I built a small amp (from the datasheet) using this chip with a fetzer valve deluxe as a preamp, it sounds great! It's powered from eight AA batteries along with a Jensen 10" speaker in a open back enclosure. It has good bedroom clean volume, fully cranked it's loud, and has a decent rock sounding breakup, think Led Zeppelin, Heartbreaker. It sounds really good with my Ge Fuzz Face clone.

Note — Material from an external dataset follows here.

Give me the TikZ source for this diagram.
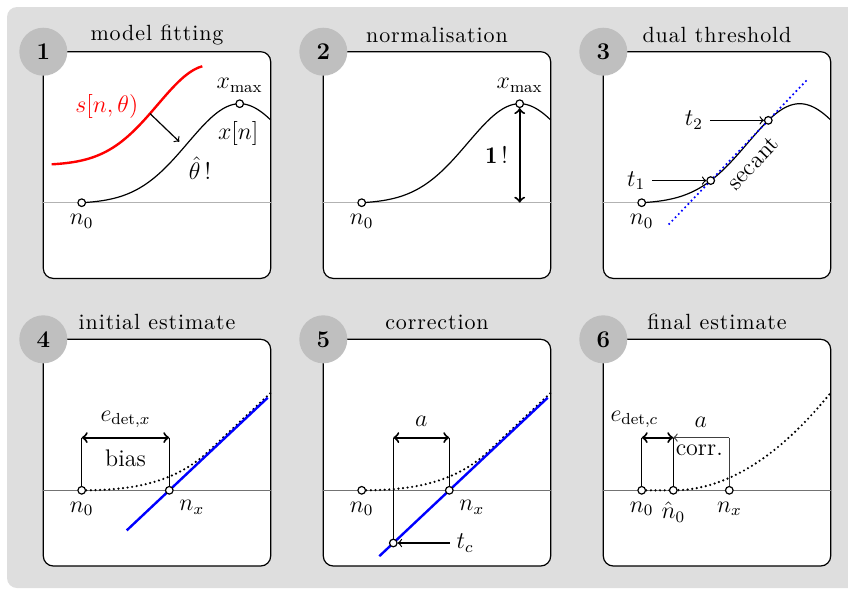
\documentclass[tikz,border=0pt]{standalone}
\usepackage{fontspec}
\usetikzlibrary{positioning, calc}
\newfontfamily\titlefont{lmroman10-regular.otf}[LetterSpace=4]

\tikzset{declare function={pulse(\u)=99*(exp(0-((\u-158)/73.54)*((\u-158)/73.54))-0.0099)/0.9901;}}

\newcommand\panelbase[1]{%
  \draw[panelbox] (0,0) rectangle (227.4,226.7);
  \draw[axis, #1] (0,151) -- (227.4,151);}
\newcommand\paneltop[3]{%
  \node[badge] (num#1) at (0,0) {#2};
  \node[heading] (title#1) at (113.7,-17) {#3};}

\begin{document}
\begin{tikzpicture}[x=0.5pt, y=-0.5pt,
    every node/.style={font=\fontsize{12}{14}\selectfont},
    backdrop/.style={fill=black!13, rounded corners=5pt},
    panelbox/.style={draw, fill=white, line width=0.6pt, rounded corners=5pt},
    axis/.style={line width=0.5pt},
    badge/.style={circle, fill=black!25, minimum size=24pt, inner sep=0pt, font=\fontsize{12}{14}\selectfont\bfseries},
    heading/.style={font=\titlefont\fontsize{11}{13}\selectfont},
    dot/.style={circle, draw, fill=white, line width=0.6pt, minimum size=3.8pt, inner sep=0pt},
    signal/.style={line width=0.6pt},
    model/.style={red, line width=1.2pt},
    trace/.style={line width=1.2pt, dash pattern=on 0pt off 2.3pt, line cap=round},
    secant/.style={blue, line width=1.2pt, dash pattern=on 0pt off 2.3pt, line cap=round},
    fitline/.style={blue, line width=1.2pt},
    stem/.style={line width=0.6pt},
    span/.style={<->, line width=1pt},
    pointer/.style={->, line width=0.6pt},
    corr/.style={->, line width=0.6pt, black!75}
]
    \useasboundingbox (0,0) rectangle (848,591);
    \begin{scope}
        \clip (0,0) rectangle (848,591);
        \fill[backdrop] (7,7) rectangle (870,588);
    \end{scope}

    \begin{scope}[shift={(43.3,51.7)}]
        \panelbase{black!30}
        \draw[signal] plot[domain=0:189, samples=90] ({38.4+\x},{151-pulse(\x)});
        \draw[model] plot[domain=0:150.6, samples=80] ({8.4+\x},{112.6-pulse(\x)});
        \node[dot] (p1n0) at (38.4,151) {};
        \node[dot] (p1max) at (196.4,52) {};
        \node[below=0pt of p1n0] (p1n0lab) {$n_0$};
        \node[above=0pt of p1max] (p1maxlab) {$x_{\max}$};
        \node[text=red] (p1slab) at (63.4,55) {$s[n,\theta)$};
        \node (p1xlab) at (195,81.7) {$x[n]$};
        \node (p1thlab) at (156.7,116.7) {$\hat{\theta}\,!$};
        \coordinate (p1from) at ({8.4+98.3},{112.6-pulse(98.3)});
        \coordinate (p1to) at (136,90);
        \draw[pointer] (p1from) -- (p1to);
        \paneltop{1}{1}{model fitting}
    \end{scope}

    \begin{scope}[shift={(323.3,51.7)}]
        \panelbase{black!30}
        \draw[signal] plot[domain=0:189, samples=90] ({38.4+\x},{151-pulse(\x)});
        \coordinate (p2foot) at (196.4,151);
        \node[dot] (p2n0) at (38.4,151) {};
        \node[dot] (p2max) at (196.4,52) {};
        \node[below=0pt of p2n0] (p2n0lab) {$n_0$};
        \node[above=0pt of p2max] (p2maxlab) {$x_{\max}$};
        \draw[span] (p2max) -- (p2foot);
        \node (p2one) at (173.4,103.3) {$\mathbf{1}\,!$};
        \paneltop{2}{2}{normalisation}
    \end{scope}

    \begin{scope}[shift={(603.3,51.7)}]
        \panelbase{black!30}
        \draw[signal] plot[domain=0:189, samples=90] ({38.4+\x},{151-pulse(\x)});
        \coordinate (p3c1) at ({38.4+69},{151-pulse(69)});
        \coordinate (p3c2) at ({38.4+126.6},{151-pulse(126.6)});
        \draw[secant] ($(p3c1)!-0.72!(p3c2)$) -- ($(p3c1)!1.7!(p3c2)$);
        \path (p3c1) -- (p3c2) node[midway, sloped, below=2pt] (p3seclab) {secant};
        \node[dot] (p3n0) at (38.4,151) {};
        \node[dot] (p3t1) at (p3c1) {};
        \node[dot] (p3t2) at (p3c2) {};
        \node[below=0pt of p3n0] (p3n0lab) {$n_0$};
        \node[left=27pt of p3t1] (p3t1lab) {$t_1$};
        \node[left=27pt of p3t2] (p3t2lab) {$t_2$};
        \draw[pointer] (p3t1lab) -- (p3t1);
        \draw[pointer] (p3t2lab) -- (p3t2);
        \paneltop{3}{3}{dual threshold}
    \end{scope}

    \begin{scope}[shift={(43.3,339.3)}]
        \panelbase{black!55}
        \coordinate (p4c0) at (38.4,151);
        \coordinate (p4cx) at (126,151);
        \coordinate (p4a) at (38.4,98.3);
        \coordinate (p4b) at (126,98.3);
        \draw[trace] (p4c0) .. controls (85,151) and (130,145.1) .. (165,112.2) -- (227.4,53.5);
        \draw[fitline] ($(p4cx)+(-42.6,40.1)$) -- ($(p4cx)+(98.4,-92.6)$);
        \draw[stem] (p4c0) -- (p4a);
        \draw[stem] (p4cx) -- (p4b);
        \draw[span] (p4a) -- (p4b);
        \node[dot] (p4n0) at (p4c0) {};
        \node[dot] (p4nx) at (p4cx) {};
        \node[below=0pt of p4n0] (p4n0lab) {$n_0$};
        \node[below right=0pt and 0pt of p4nx] (p4nxlab) {$n_x$};
        \node (p4elab) at (82.2,80) {$e_{\mathrm{det},x}$};
        \node (p4bias) at (82.2,118.5) {bias};
        \paneltop{4}{4}{initial estimate}
    \end{scope}

    \begin{scope}[shift={(323.3,339.3)}]
        \panelbase{black!55}
        \coordinate (p5c0) at (38.4,151);
        \coordinate (p5cx) at (126,151);
        \coordinate (p5cc) at (70,203.7);
        \coordinate (p5a) at (70,98.3);
        \coordinate (p5b) at (126,98.3);
        \draw[trace] (p5c0) .. controls (85,151) and (130,145.1) .. (165,112.2) -- (227.4,53.5);
        \draw[fitline] ($(p5cc)+(-14,13.2)$) -- ($(p5cx)+(98.4,-92.6)$);
        \draw[stem] (p5cc) -- (p5a);
        \draw[stem] (p5cx) -- (p5b);
        \draw[span] (p5a) -- (p5b);
        \node[dot] (p5n0) at (p5c0) {};
        \node[dot] (p5nx) at (p5cx) {};
        \node[dot] (p5tc) at (p5cc) {};
        \node[below=0pt of p5n0] (p5n0lab) {$n_0$};
        \node[below right=0pt and 0pt of p5nx] (p5nxlab) {$n_x$};
        \node (p5alab) at (98,82) {$a$};
        \node (p5tclab) at (141.7,203.7) {$t_c$};
        \draw[pointer] (p5tclab) -- (p5tc);
        \paneltop{5}{5}{correction}
    \end{scope}

    \begin{scope}[shift={(603.3,339.3)}]
        \panelbase{black!55}
        \coordinate (p6c0) at (38.4,151);
        \coordinate (p6ch) at (70,151);
        \coordinate (p6cx) at (126,151);
        \coordinate (p6a) at (38.4,98.3);
        \coordinate (p6h) at (70,98.3);
        \coordinate (p6b) at (126,98.3);
        \draw[trace] (p6c0) -- (p6ch) .. controls (122.1,151) and (174.7,118.5) .. (227.4,53.4);
        \draw[stem] (p6c0) -- (p6a);
        \draw[stem] (p6ch) -- (p6h);
        \draw[stem, black!75] (p6cx) -- (p6b);
        \draw[corr] (p6b) -- (p6h);
        \draw[span] (p6a) -- (p6h);
        \node[dot] (p6n0) at (p6c0) {};
        \node[dot] (p6nh) at (p6ch) {};
        \node[dot] (p6nx) at (p6cx) {};
        \node[below=0pt of p6n0] (p6n0lab) {$n_0$};
        \node[below=0pt of p6nh] (p6nhlab) {$\hat{n}_0$};
        \node[below=0pt of p6nx] (p6nxlab) {$n_x$};
        \node (p6elab) at (31,80) {$e_{\mathrm{det},c}$};
        \node (p6alab) at (97.5,83) {$a$};
        \node (p6corr) at (96,111) {corr.};
        \paneltop{6}{6}{final estimate}
    \end{scope}
\end{tikzpicture}
\end{document}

BTW, this is my first post. I really learned a lot from the greats here.

Joe Vernice

mac

QuoteBTW, this is my first post. I really learned a lot from the greats here.

Welcome!

I recently downloded the datasheet but for car use. If I find one I'll give it a try as a guitar amp.

mac
mac@mac-pc:~$ sudo apt-get install ECC83 EL84

waltk

QuoteI built a small amp (from the datasheet) using this chip with a fetzer valve deluxe as a preamp, it sounds great! It's powered from eight AA batteries along with a Jensen 10" speaker in a open back enclosure. It has good bedroom clean volume, fully cranked it's loud, and has a decent rock sounding breakup, think Led Zeppelin, Heartbreaker. It sounds really good with my Ge Fuzz Face clone.

Hi JMV,

I built a small amp with a TBA820M with a Fetzer valve preamp exactly as you did - but mine doesn't sound that great.  It could be that I'm just using a 9-volt battery (I noticed that a fresh battery works better than an old one), or it could be the cheesey speaker and enclosure I used.  Would you be willing to share your schematic so I can compare it with mine?

- Walt

Mark Hammer


JMV

waltk,

I used the figure 2 schematic from the datasheet and wired it just like the fetzer-ruby located on the runoffgroove FAQ http://www.runoffgroove.com/faq.html. I used a MPF-102 in the fetzer deluxe, it sounded a little brighter. Like I said before, it has a 10" Jensen and runs on eight AA batteries. I rigged a gain control (Rf) using a 1k pot. I don't have a schematic otherwise, I just used a breadboard, then built the final circuit on veroboard.

Joe

waltk

Thanks for the info.  I'll have to revisit the design, bump the voltage, and re-bias the JFET when I get a chance.  If anyone's interested, here's a schematic...
http://www.aronnelson.com/gallery/main.php/v/waltk/Schematics/Fetzer-TBA820+amp+schematic.jpg.html

mattusmattus

Just to update, I've finally got round to testing the amp at 12v, and its very loud, not quite as nice sounding as my similar lm386 effort but with some modification it could be improved. Still got a noticeable buzz on clean settings but I'm putting this down the low ohmage (and quality) of the speaker I'm using. Just wish this chip would come off better with a 9v battery.

meffcio

Sorry for digging an ancient mine, but here's something maybe worth trying.
http://www.mediafire.com/?ev580185gena4pi
It's simply a marriage of Noisy Cricket MKII with TBA820M chip. Only a little more components, and 2W output power at 12V into 8 ohms!
I didn't include the grit mod. And I'm not sure about the pot values. Would be nice if somebody checked how the thing goes.